The principal activity of the
Company and its subsidiaries (together the "Group") is that of
design, manufacture and supply of subsea stability and protection
technology, including associated subsea engineering services,
operating across the global offshore energy markets, predominantly
Offshore Wind.
Forward looking statements
Certain statements in this interim
report are forward looking. The terms "expect", "anticipate",
"should be", "will be" and similar expressions identify
forward-looking statements. Although the Board of Directors
believes that the expectations reflected in these forward-looking
statements are reasonable, such statements are subject to a number
of risks and uncertainties and events could differ materially from
those expressed or implied by these forward-looking
statements.
2. BASIS OF PREPARATION AND
ACCOUNTING POLICIES
The Group's principal accounting
policies have been applied consistently to all of the periods
presented, with the exception of the new standards applied for the
first time as set out in paragraph (c) below where
applicable.
(a) Basis of preparation
The unaudited consolidated interim
financial information has been prepared under the historical cost
convention and in accordance with the recognition and measurement
requirements of UK-adopted international accounting standards
("IFRS"). The condensed consolidated interim financial information
does not constitute financial statements within the meaning of
Section 434 of the Companies Act 2006 and does not include all of
the information and disclosures required for full annual financial
statements. It should therefore be read in conjunction with the
Group's Annual Report for the period ended 30 September 2023, which
has been prepared in accordance with IFRSs and is available on the
Group's investor website.
As permitted, this interim report
has been prepared in accordance with the AIM rules and not in
accordance with IAS 34 "Interim financial reporting".

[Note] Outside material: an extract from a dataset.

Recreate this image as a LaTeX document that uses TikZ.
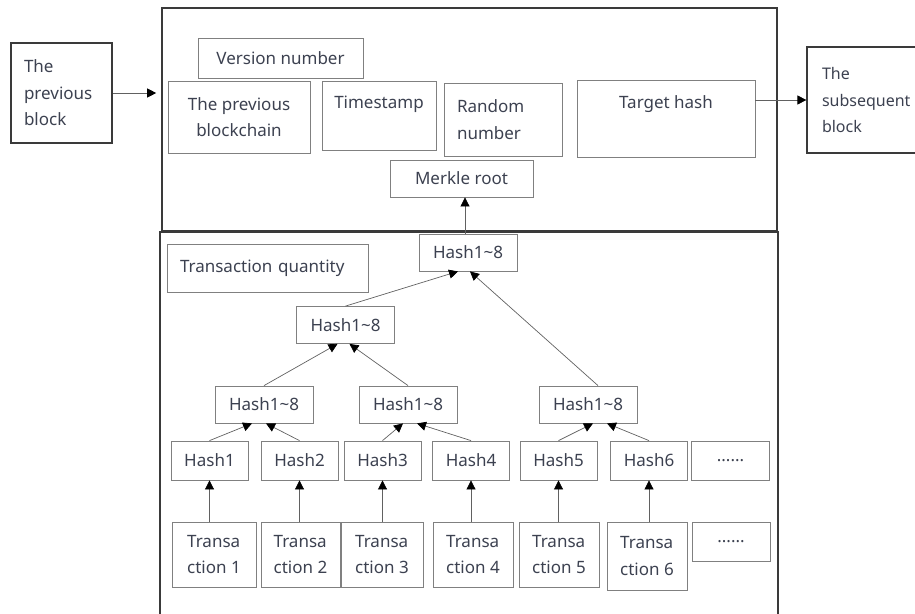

The accounting policies used in
the financial information are consistent with those used in the
Group's consolidated financial statements as at and for the period
ended 30 September 2023, as detailed on pages 88 to 93 of the
Group's Annual Report and Financial Statements for the period ended
30 September 2023, a copy of which is available on the Group's
website, www.tekmargroup.com.
The comparative financial
information contained in the condensed consolidated financial
information in respect of the period ended 30 September 2023 has
been extracted from the 2023 Financial Statements, this information
has been restated to show the impact of discontinued operations.
Those financial statements have been reported on by Grant Thornton
UK LLP and delivered to the Registrar of Companies. The report was
unqualified and did not contain a statement under Section 498(2) or
498(3) of the Companies Act 2006. The report did include a
reference to a material uncertainty in relation to going concern
which the auditor drew attention to by way of emphasis without
qualifying their report.
Selected explanatory notes are
included to explain events and transactions that are significant to
an understanding of the changes in financial position and
performance of the Group since the last annual consolidated
financial statements as at the period ended 30 September
2023.
The preparation of the condensed
consolidated interim financial information requires management to
make judgements, estimates and assumptions that affect the
application of accounting policies and the reported amounts of
assets and liabilities, income and expenses. Estimates and
judgements are continually evaluated and are based on historical
experience and other factors, such as expectations of future events
and are believed to be reasonable under the circumstances. Actual
results may differ from these estimates. In preparing the condensed
consolidated interim financial information, the significant
judgements made by management in applying the Group's accounting
policies and the key sources of estimation uncertainty were the
same as those applied to the audited consolidated financial
statements for the period ended 30 September 2023.
(b) Going concern
The Group meets its day-to-day
working capital requirements through its available banking
facilities which includes a CBILs loan of £3.0m currently available
to 31 October 2024 and a trade loan facility of up to £4.0m that
can be drawn against supplier payments, currently available to 31
July 2024. The latter is provided with support from UKEF due
to the nature of the business activities both in renewable energies
and in driving growth through export lead opportunities. The Group
held £5.2m of cash at 30 September 2023 including draw down of the
£3.0m CBILS loan and a further £3.6m of the trade loan facility.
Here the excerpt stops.